The new physical sciences complex

After almost four years of construction, the Physical Sciences Complex will begin opening its offices and laboratories to researchers based both on and off the campus this month.

In its 160,000 square feet, the $128 million complex will house state-of-the-art laboratories and offices for the university’s physics and astronomy departments. 

Federal agencies, such as the National Institute of Standards and Technology and NASA’s Goddard Space Flight Center, will also use the facility, Assistant Dean for Facilties Tom McMullen said. 

Located across from the Regents Drive Garage, the building features a large, oval-shaped cutout at its center with several large window panes above a garden and outdoor seating area. 
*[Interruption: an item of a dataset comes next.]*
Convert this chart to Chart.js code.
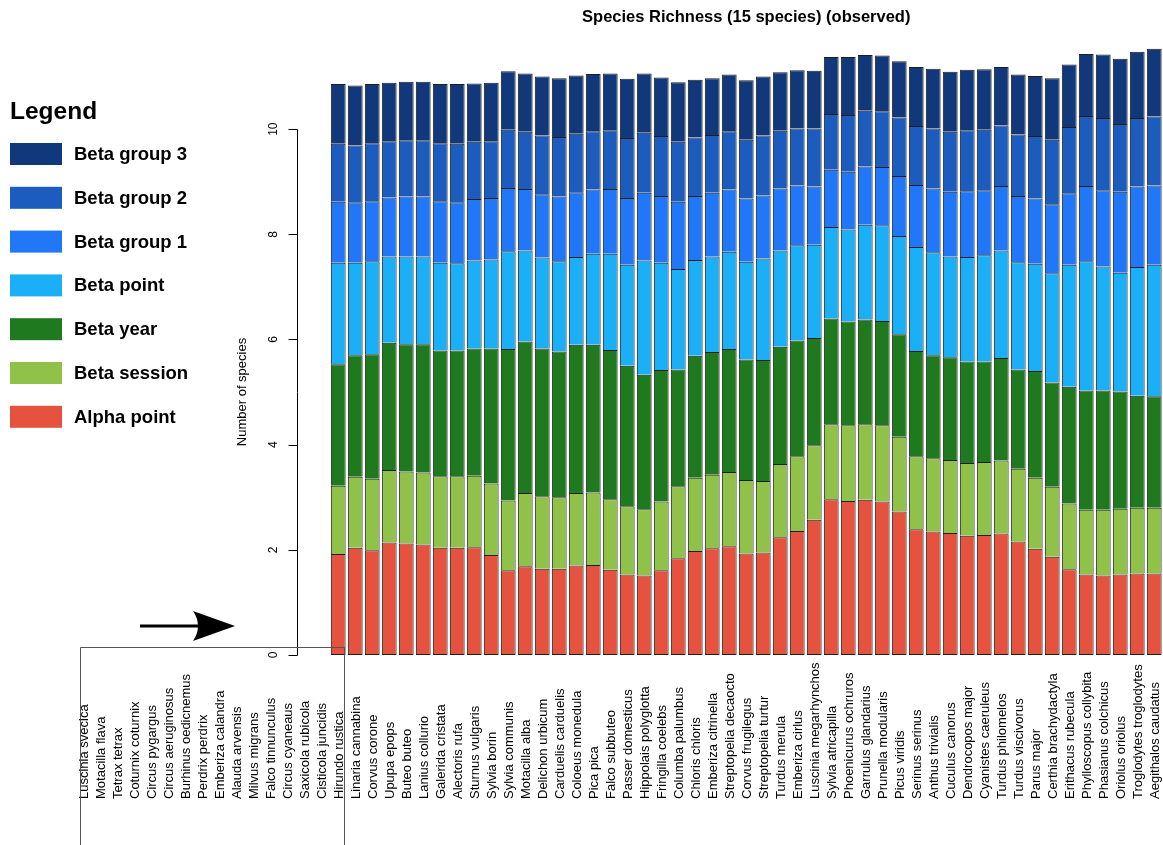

“Standing underneath gives students an incredible view, and the design lets light shaft in throughout the building,” McMullen said. “It’s really an invigorating, one-of-a-kind place for physics and astronomy.” 

Designed as a high-tech research building, the complex presents an improved space for experiments that allows researchers to have more control over variables, McMullen said.

“The labs greatly help research for physics,” he explained. “The temperature changes by plus or minus a degree and humidity only moves by plus or minus 1 percent. It’s all very stringent.”

There will also be labs in the basement, which will limit electromagnetic interference from cellphones and help cancel other unwanted vibrations.

The department will start moving in this month as renovations conclude, while researchers will trickle in throughout the year to begin new experiments in the complex.

“Researchers will be coming in throughout the year, once they’re ready,” McMullen said. “They have their other experiments set up in another building and some of them just can’t move so easily.”

Undergraduate students also have a new building to look forward to with Prince Frederick Hall, a dorm between Mowatt Lane Garage and Wicomico Hall, nearing the end of its construction. 

While the exterior is mostly finished, construction workers are finishing up the interior: adding doors, windows, tiling, paint and other small details.

Once complete, the building will house 462 students in singles, doubles and semi- suites, and also will feature gender-neutral bathrooms on each floor, said North Hill Community Director Genevieve Conway.

“We’re excited to bring the hall to students,” she said. “And it should be a great option for on-campus housing.”

The Department of Building and Landscape Services will also receive a new workplace Wednesday with the completion of the $5.7 million Wye Oak building near Comcast Center, said interim Capital Projects Executive Director Bill Olen. The new building will bring together the old organization, which was originally split between two buildings that suffered from mold and other unfit working conditions.

The Pocomoke Building, next to Fraternity Row, also received major renovations in preparation for the University Police station to move to the building in late February or early March. Completed at the end of December, the building’s $9.5 million renovations will give police access to more space and improved technology that will strengthen security, Olen said.

“Pocomoke has new technology for the police, more locker facilities, new holding cells,” he said. “It will give police more secure ways and options.”

In the future, management’s eyes are set on the construction of the Edward St. John Learning and Teaching Center. Workers will begin building in June after a groundbreaking ceremony scheduled during Maryland Day on April 26. 

The center, which is expected to be completed in 2016, will have nine new teaching labs and 11 classrooms, Olen said.